The difference, in one paragraph
Profit (or net income) is revenue earned minus expenses incurred during a period. Cash flow is dollars actually in the bank account during a period. The two diverge because of accounts receivable, accounts payable, inventory, prepaid expenses, depreciation, amortization, capital expenditures, debt principal payments, and tax timing.
A working example
A company books $1,000,000 of revenue in Q1 with 60-day collection terms. It has $700,000 of cash expenses paid within 30 days. The Q1 income statement shows $300,000 of profit. The Q1 cash flow may show a deficit of $400,000+ — because revenue arrives in Q2 but expenses paid in Q1.
Why monthly views are not enough
Monthly cash views average out the timing of payroll, vendor payments, and customer collections. They miss week-by-week pressure points. The single highest-leverage tool a small business can build is a 13-week rolling cash flow forecast, updated weekly.
Build your 13-week forecast
Weekly columns across the top. Beginning cash, cash inflows by source, cash outflows by category, net cash flow, ending cash. A documented minimum cash threshold.
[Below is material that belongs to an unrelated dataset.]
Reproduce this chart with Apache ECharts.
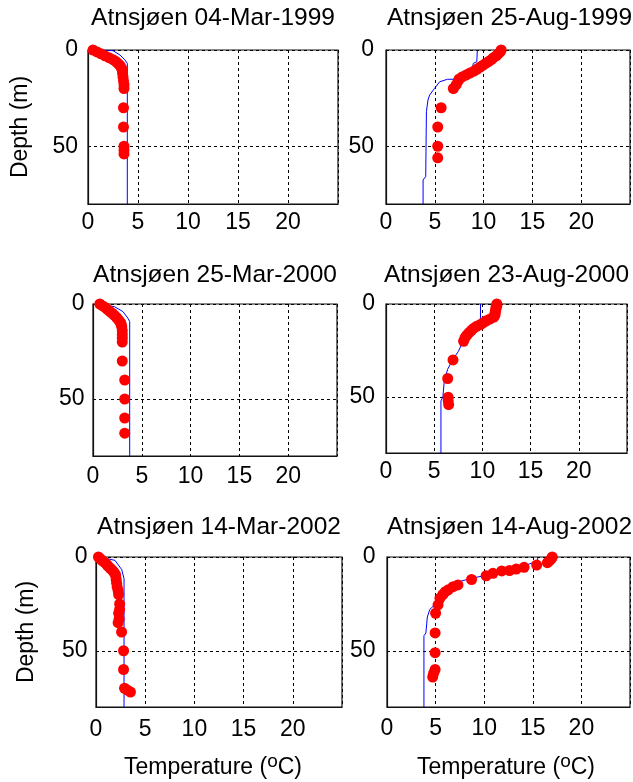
<!DOCTYPE html>
<html>
<head>
<meta charset="utf-8">
<script src="https://cdn.jsdelivr.net/npm/echarts@6/dist/echarts.min.js"></script>
<style>html,body{margin:0;padding:0;background:#fff}#c{width:633px;height:782px}</style>
</head>
<body>
<div id="c"></div>
<script>
// ---------- DATA ----------
const titles = ['Atnsjøen 04-Mar-1999','Atnsjøen 25-Aug-1999','Atnsjøen 25-Mar-2000','Atnsjøen 23-Aug-2000','Atnsjøen 14-Mar-2002','Atnsjøen 14-Aug-2002'];
const xTicks = [0,5,10,15,20];
const yTicks = [0,50];
const yLabel = 'Depth (m)';

// observations: [temperature, depth]
const obs1 = [[0.5,0],[0.9,1],[1.3,2],[1.7,3],[2.1,4],[2.5,5],[2.8,6],[3.0,7],[3.2,8],[3.3,9],[3.4,10],[3.45,12],[3.5,14],[3.55,16],[3.6,18],[3.6,20],[3.55,30],[3.55,40],[3.6,50],[3.6,52],[3.6,54]];
const obs2 = [[11.8,0],[11.7,1],[11.5,2],[11.3,3],[11.0,4],[10.8,5],[10.5,6],[10.2,7],[9.9,8],[9.6,9],[9.3,10],[9.0,11],[8.6,12],[8.2,13],[7.8,14],[7.5,15],[7.4,16],[7.2,18],[6.9,20],[5.65,30],[5.3,40],[5.3,50],[5.3,56]];
const obs3 = [[0.7,0],[1.0,1],[1.3,2],[1.5,3],[1.75,4],[2.0,5],[2.2,6],[2.4,7],[2.55,8],[2.7,9],[2.85,10],[2.9,11],[2.95,12],[3.0,14],[3.0,16],[3.0,18],[3.0,20],[3.0,30],[3.25,40],[3.25,50],[3.25,60],[3.25,68]];
const obs4 = [[11.5,0],[11.5,1],[11.4,2],[11.4,3],[11.35,4],[11.3,5],[11.3,6],[11.2,7],[10.8,8],[10.4,9],[10.1,10],[9.8,11],[9.4,12],[9.1,13],[8.9,14],[8.7,15],[8.5,16],[8.35,17],[8.2,18],[8.05,20],[6.95,30],[6.4,40],[6.45,50],[6.45,52],[6.5,54]];
const obs5 = [[0.25,0],[0.45,1],[0.65,2],[0.9,3],[1.1,4],[1.25,5],[1.45,6],[1.65,7],[1.8,8],[1.95,9],[2.0,10],[2.05,12],[2.1,14],[2.15,16],[2.25,18],[2.3,20],[2.4,25],[2.4,28],[2.3,30],[2.35,33],[2.25,35],[2.6,40],[2.8,50],[2.8,60],[2.9,70],[3.2,71],[3.5,72]];
const obs6 = [[17.0,0],[16.9,1],[16.7,2],[16.5,3],[15.4,4.3],[14.1,5.5],[13.3,6.4],[12.6,7.2],[11.8,7.4],[10.9,8.7],[10.2,10],[8.7,12],[7.3,14.9],[6.8,15.8],[6.3,17.5],[6.0,18.5],[5.75,20],[5.45,22],[5.25,25.5],[5.0,30],[4.95,40.5],[4.95,51],[4.95,60],[4.8,62],[4.7,64]];

// model profiles: [temperature, depth]
const mod1 = [[1.0,0],[2.5,0.35],[3.2,2.6],[3.7,5.2],[3.93,6.9],[3.93,80]];
const mod2 = [[9.36,0],[9.3,6.1],[8.95,6.9],[8.8,10.8],[8.7,14.0],[8.2,15.2],[6.3,15.2],[5.5,16.5],[4.98,19.9],[4.47,23.4],[4.3,26],[4.14,32],[4.07,65.8],[3.8,67.5],[3.8,80]];
const mod3 = [[0.2,0],[2.2,1.4],[3.07,4],[3.58,7.5],[3.76,9.3],[3.76,80]];
const mod4 = [[9.8,0],[9.8,7.7],[9.4,12],[8.6,16],[8.0,20],[7.5,25.5],[6.9,30],[6.4,35],[6.05,41],[5.9,50],[5.7,52],[5.7,80]];
const mod5 = [[0.4,0],[1.93,1.8],[2.61,6.7],[2.85,11.5],[2.85,80]];
const mod6 = [[15.5,0],[15.5,2],[14.5,4],[13.0,6],[11.0,8],[10.0,10],[9.0,11],[7.5,13],[6.5,16],[5.6,20],[5.0,25],[4.4,28],[4.15,32],[4.0,40.5],[3.8,42],[3.8,80]];

const observations = [obs1,obs2,obs3,obs4,obs5,obs6];
const models = [mod1,mod2,mod3,mod4,mod5,mod6];

// ---------- LAYOUT ----------
const FONT = 'Liberation Sans, Arial, Helvetica, sans-serif';
const FS = 23;
const TFS = 24.5;
const panels = [
  {l:88, t:50, w:250, h:154, mx:7.5, my:10, ty:18.5},
  {l:386, t:50, w:247, h:154, mx:7.5, my:12, ty:18.5},
  {l:93, t:304, w:244, h:152, mx:9.5, my:8.5, ty:275.5},
  {l:386, t:304, w:241, h:149, mx:7.5, my:11, ty:275.5},
  {l:96, t:557, w:246, h:150, mx:11, my:8.5, ty:527},
  {l:387, t:557, w:245, h:150, mx:10, my:11.5, ty:527}
];

const grid = [], xAxis = [], yAxis = [], series = [], graphic = [];
panels.forEach((p, i) => {
  grid.push({left:p.l, top:p.t, width:p.w, height:p.h, show:true, borderColor:'#111', borderWidth:1.2, backgroundColor:'transparent', containLabel:false});
  xAxis.push({
    gridIndex:i, type:'value', min:0, max:25, interval:5,
    axisLine:{show:true, onZero:false, lineStyle:{color:'#111', width:1.2}},
    axisTick:{show:false},
    axisLabel:{color:'#000', fontSize:FS, fontFamily:FONT, margin:p.mx, formatter:v => xTicks.includes(v) ? String(v) : ''},
    splitLine:{show:true, lineStyle:{color:'#000', width:1, type:[3,3]}}
  });
  yAxis.push({
    gridIndex:i, type:'value', min:0, max:80, interval:50, inverse:true,
    axisLine:{show:true, onZero:false, lineStyle:{color:'#111', width:1.2}},
    axisTick:{show:false},
    axisLabel:{color:'#000', fontSize:FS, fontFamily:FONT, margin:p.my, formatter:v => yTicks.includes(v) ? String(v) : ''},
    splitLine:{show:true, lineStyle:{color:'#000', width:1, type:[3,3]}}
  });
  series.push({
    type:'line', xAxisIndex:i, yAxisIndex:i, data:models[i], symbol:'none', showSymbol:false,
    lineStyle:{color:'#0000ff', width:1}, z:2, animation:false, silent:true
  });
  series.push({
    type:'scatter', xAxisIndex:i, yAxisIndex:i, data:observations[i], symbol:'circle', symbolSize:11,
    itemStyle:{color:'#ff0000', opacity:1}, z:3, animation:false, silent:true
  });
  graphic.push({
    type:'text', x:p.l + p.w/2, y:p.ty,
    style:{text:titles[i], font:TFS + 'px ' + FONT, fill:'#000', align:'center', verticalAlign:'middle', textAlign:'center', textVerticalAlign:'middle'}
  });
});

// y labels
[[21, 127],[27, 632]].forEach(([x, y]) => {
  graphic.push({type:'text', x:x, y:y, rotation:Math.PI/2,
    style:{text:yLabel, font:FS + 'px ' + FONT, fill:'#000', align:'center', verticalAlign:'middle', textAlign:'center', textVerticalAlign:'middle'}});
});
// x labels
[[213, 768],[506, 768]].forEach(([x, y]) => {
  graphic.push({type:'text', x:x, y:y,
    style:{text:'{a|Temperature (}{s|o}{a|C)}', fill:'#000', align:'center', verticalAlign:'middle', textAlign:'center', textVerticalAlign:'middle',
      rich:{a:{fontSize:FS, fontFamily:FONT, lineHeight:32, fill:'#000', color:'#000'}, s:{fontSize:19, fontFamily:FONT, lineHeight:15, verticalAlign:'top', fill:'#000', color:'#000'}}}});
});

const chart = echarts.init(document.getElementById('c'), null, {renderer:'canvas'});
chart.setOption({animation:false, backgroundColor:'#fff', grid, xAxis, yAxis, series, graphic});
</script>
</body>
</html>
Any week projected to drop below the threshold is highlighted as an early-warning signal.
Three operational changes that move cash by 30 days
- Send invoices on the day of completion, not at month-end.
- Negotiate vendor terms (net 30 → net 45) where you have leverage.
- Move customers to deposits or progress billings where applicable.
What to do this week
Build the worksheet. Fill in the next 13 weeks. Highlight the weeks below your threshold. Decide today what action you will take in those weeks. The discipline is not complicated. The compounding effect is.